Fortunately, there are already good directory synchronisation tools available, so we don’t need to make our own. I use Unison, though there are alternatives. The backup server connects to the main server every 10 minutes and synchronises the maildirs across both machines. The connection is done using an unprivileged user and SSH keys (so that user doesn’t have to type in a password) and sudo
(allowing the unprivileged user to only execute a mail synchronisation script as root).
The best bit about this solution is how easy it is to setup. It’s also easy to extend to multiple users on a Unix box. It also gives a high degree of reliability. Mail that is delivered to one machine appears on the other with a maximum 10 minute gap - in other words, I can never lose more than 10 minutes worth of e-mail.
[As a side note, since I also read my mail through maildirs (using mutt), I also use Unison to synchronise my mail between my desktop, laptop and servers. By default, my mail fetching script connects to the main server. I can manually tell it to collect mail from the backup server, so I can always download my mail, even when the main server is down. If you’re wondering why I don’t use the main DNS entry for this purpose, it’s because Unison uses the host name of the remote server in its archive file; if the hostname you’re connecting to later points to a different machine, Unison gets very upset.]
Of course, some services are much harder to synchronise than e-mail, and there is no general strategy.
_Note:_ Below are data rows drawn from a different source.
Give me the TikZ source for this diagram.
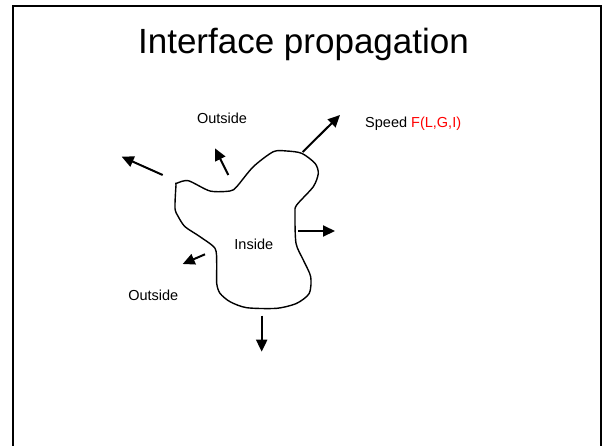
\documentclass[tikz,border=0pt]{standalone}
\usepackage{fontspec}
\setmainfont{Liberation Sans}
\usepackage{xcolor}
\usetikzlibrary{arrows.meta}

\begin{document}
\begin{tikzpicture}[x=1pt, y=-1pt,
  every node/.style={font=\fontsize{14.5}{17}\selectfont, inner sep=0pt},
  normal/.style={line width=2pt, -{Triangle[length=12pt,width=11pt]}},
  front/.style={line width=1.4pt, line join=round}]
\useasboundingbox (0,0) rectangle (602,445);
% slide frame, open at the bottom
\draw[line width=2.5pt] (13,460) -- (13,6) -- (601,6) -- (601,460);
\node (title) [anchor=base, font=\fontsize{35}{40}\selectfont] at (303.5,53) {Interface propagation};

% the interface
\draw[front] plot[smooth cycle, tension=0.45] coordinates {
  (176.7,183.3) (188.3,180.7) (210,191) (230,191) (236.7,186.7)
  (253.3,166.7) (273.3,151.7) (286.7,151) (301.7,153.3) (315,163.3)
  (318.3,173.3) (313.3,186.7) (296.7,205) (295,213.3) (296,243.3)
  (303.3,260) (310.7,276.7) (309.3,293.3) (296.7,303.3) (276.7,308.3)
  (246.7,307.7) (230,301.7) (220,293.3) (216.7,283.3) (216.7,263.3)
  (215,248.3) (200,236.7) (185,226.7) (178.3,216.7) (175,208.3)
  (176,185)};

% normals
\coordinate (a0) at (162.7,175);   \coordinate (a1) at (121.7,156.7);
\coordinate (b0) at (228.3,175);   \coordinate (b1) at (215,148.3);
\coordinate (c0) at (302.7,152);   \coordinate (c1) at (340,115);
\coordinate (d0) at (298.3,231);   \coordinate (d1) at (335,231);
\coordinate (e0) at (205,254.3);   \coordinate (e1) at (182.7,264);
\coordinate (f0) at (261.7,315.7); \coordinate (f1) at (261.7,351.7);
\draw[normal] (a0) -- (a1);
\draw[normal] (b0) -- (b1);
\draw[normal] (c0) -- (c1);
\draw[normal] (d0) -- (d1);
\draw[normal] (e0) -- (e1);
\draw[normal] (f0) -- (f1);

\node (outtop) [anchor=base] at (222,123) {Outside};
\node (outbot) [anchor=base] at (153.3,300.7) {Outside};
\node (inside) [anchor=base] at (253.8,249.3) {Inside};
\node (speed) [anchor=base west] at (365,127.7) {Speed \textcolor{red}{F(L,G,I)}};
\end{tikzpicture}
\end{document}
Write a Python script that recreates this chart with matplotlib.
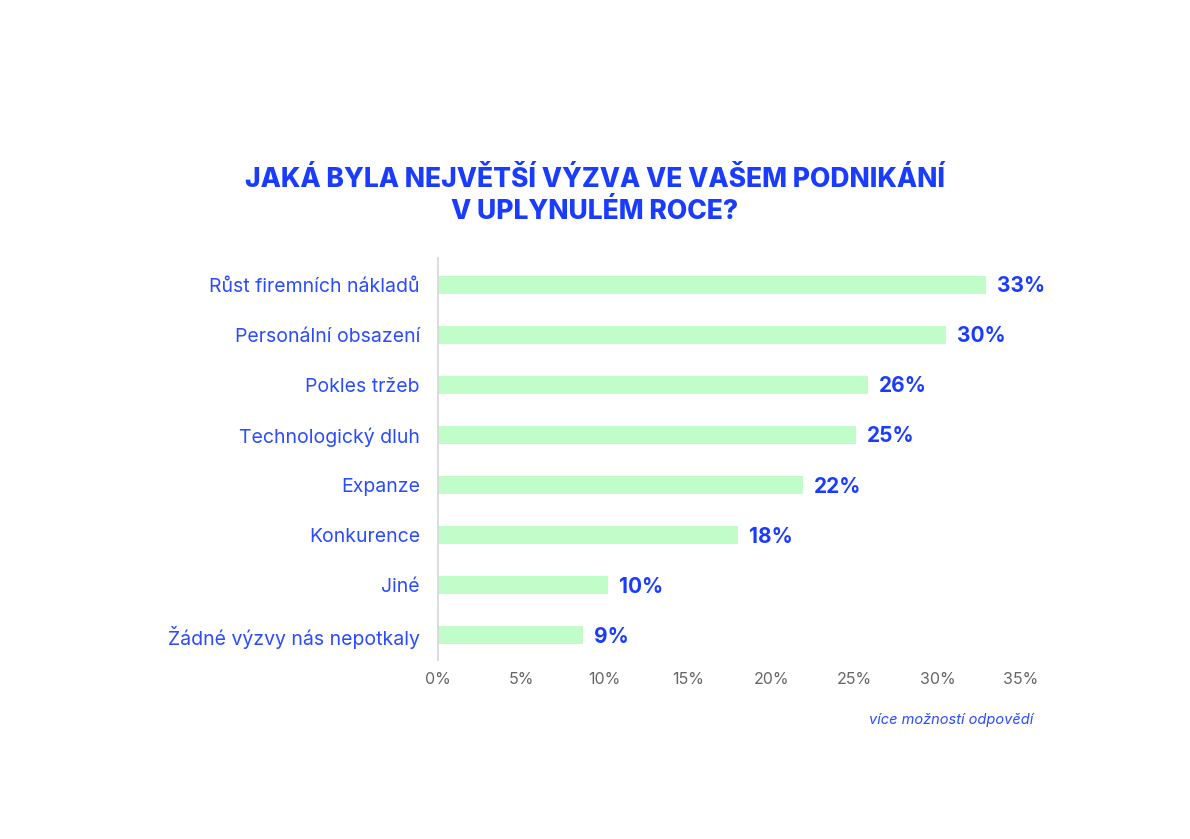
import matplotlib.pyplot as plt

plt.rcParams['font.family'] = ['Inter', 'DejaVu Sans']

categories = ["Růst firemních nákladů", "Personální obsazení", "Pokles tržeb",
              "Technologický dluh", "Expanze", "Konkurence", "Jiné",
              "Žádné výzvy nás nepotkaly"]
values = [32.9, 30.5, 25.8, 25.1, 21.9, 18.0, 10.2, 8.7]
value_labels = ["33%", "30%", "26%", "25%", "22%", "18%", "10%", "9%"]
ticks = [0, 5, 10, 15, 20, 25, 30, 35]

blue = "#1a3cff"
green = "#c0fdc8"

fig = plt.figure(figsize=(11.9, 8.39), dpi=100)
ax = fig.add_axes([438 / 1190, 1 - 660 / 839, (1021 - 438) / 1190, (660 - 258) / 839])

y = list(range(len(categories)))
ax.barh(y, values, height=0.36, color=green)
for yi, v, lab in zip(y, values, value_labels):
    ax.text(v + 0.65, yi + 0.03, lab, va='center', ha='left', color=blue,
            fontsize=15, fontweight='bold')

ax.set_ylim(7.5, -0.54)
ax.set_xlim(0, 35)
ax.set_yticks(y)
ax.set_yticklabels(categories, color="#2a4bff", fontsize=14)
ax.set_xticks(ticks)
ax.set_xticklabels([f"{t}%" for t in ticks], color="#666666", fontsize=11.5)
ax.tick_params(axis='both', length=0)
ax.tick_params(axis='y', pad=13)
ax.tick_params(axis='x', pad=9)
for s in ['top', 'right', 'bottom']:
    ax.spines[s].set_visible(False)
ax.spines['left'].set_color("#d6d6d6")
ax.spines['left'].set_linewidth(1.2)

fig.text(595 / 1190, 1 - 196 / 839, "JAKÁ BYLA NEJVĚTŠÍ VÝZVA VE VAŠEM PODNIKÁNÍ\nV UPLYNULÉM ROCE?",
         ha='center', va='center', color=blue, fontsize=19, fontweight='heavy',
         linespacing=1.3)
fig.text(1033 / 1190, 1 - 720 / 839, "více možností odpovědí", ha='right', va='center',
         color="#2a4bff", fontsize=10.5, style='italic')

fig.savefig("out.png", dpi=100, facecolor='white')
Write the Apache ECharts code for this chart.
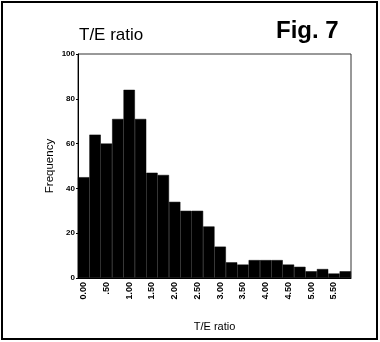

But hopefully this gives an idea for one such strategy.
Summary
As I said earlier, the techniques outlined in this article aren’t particularly sophisticated: they won’t cope with DOS attacks, for example. I wouldn’t even want my backup server to be subject to a slashdotting (or whatever the kids are calling it these days) - it doesn’t really have the bandwidth to support it. But for the sort of usages my servers typically see, and for virtually no ongoing maintenance cost, these techniques have proved very useful. Hopefully documenting them might be of use to somebody else.